The soulful cut, featuring lead vocals from Frank Ocean, is an unexpected, energizing meld of Santo and Johnny-style surf riffs with chipper doo-wop harmonies, heady garage-rock guitars and electronic underpinnings. The song is a clear and, at times, unsettling cohesion of the artists’ talents, from the volatile guitars of the Clash to Ocean’s ruminative lyrics and Diplo’s punchy production and unexpected outsourcing (the West Los Angeles Children’s Choir also ducks in to add a cherubic refrain).

“Hero” was one of five tracks the trio recorded at Damon Albarn’s London studio during a four-day tear, dabbling in Eighties pop, meandering psychedelia and electronic fusion. (Ocean chimed in from afar, selecting the final cut and titling it.) Diplo, a longtime admirer of the Clash’s punk prowess, recruited the musicians and spearheaded the production; Jones and Simonon were pleased with the final product, and tell Rolling Stone that it met their longtime goals for musical collaborations.

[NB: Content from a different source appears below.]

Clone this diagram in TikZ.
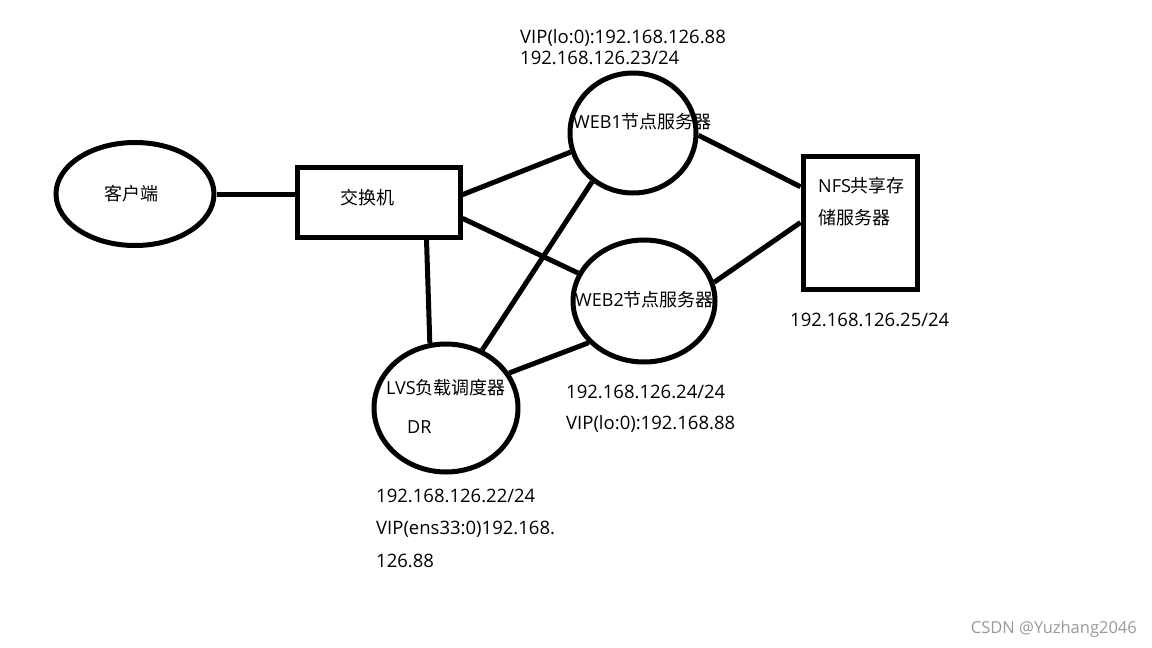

“It’s an instinctual thing; you just follow what you feel, if that’s possible,” Jones tells Rolling Stone, grinning broadly as he tucked into a pack of conversation heart candies. (Ever the gentleman, he bestowed this reporter with one that read “Only You.”) “You try to be at one with the universe.”

“It’s good to be open,” added Simonon, nodding emphatically underneath his familiar fedora. “If you feel something’s not right to say, the other person might be thinking the same thing, too.”

Diplo hadn’t met the Clash vanguards before the project, but shared a lucrative past connection with the Only Band that Matters: he sampled their Combat Rock track “Straight to Hell” on M.I.A.’s smash hit “Paper Planes” in 2007. “For me, the Clash represented really unexpected things with a garage attitude, so that’s where I was going with ‘Hero,'” he tells Rolling Stone, adding that he’s not sure yet what they’ll do with the recorded outtakes. “Maybe we’ll give them to Madonna.”

“Hero” Behind the Scenes With Diplo, Mick Jones and Paul Simonon

Geoff Cottrill, a vice president at Converse, tells Rolling Stone the “Hero” musicians are currently working on an accompanying video, in the vein of such previous “Three Artists” tracks as “DoYaThing” by Gorillaz, Andre 3000 and James Murphy and “Warrior” by Mark Foster, Kimbra and DJ A-Trak. (It is telling to the Clash bandmates’ reformed bond that they’re considered one artist in this equation.) Cottrill stressed that the series’ participating artists keep the rights to their material and that “Three Artists, One Song” is “our way to contribute to youth culture,” he said.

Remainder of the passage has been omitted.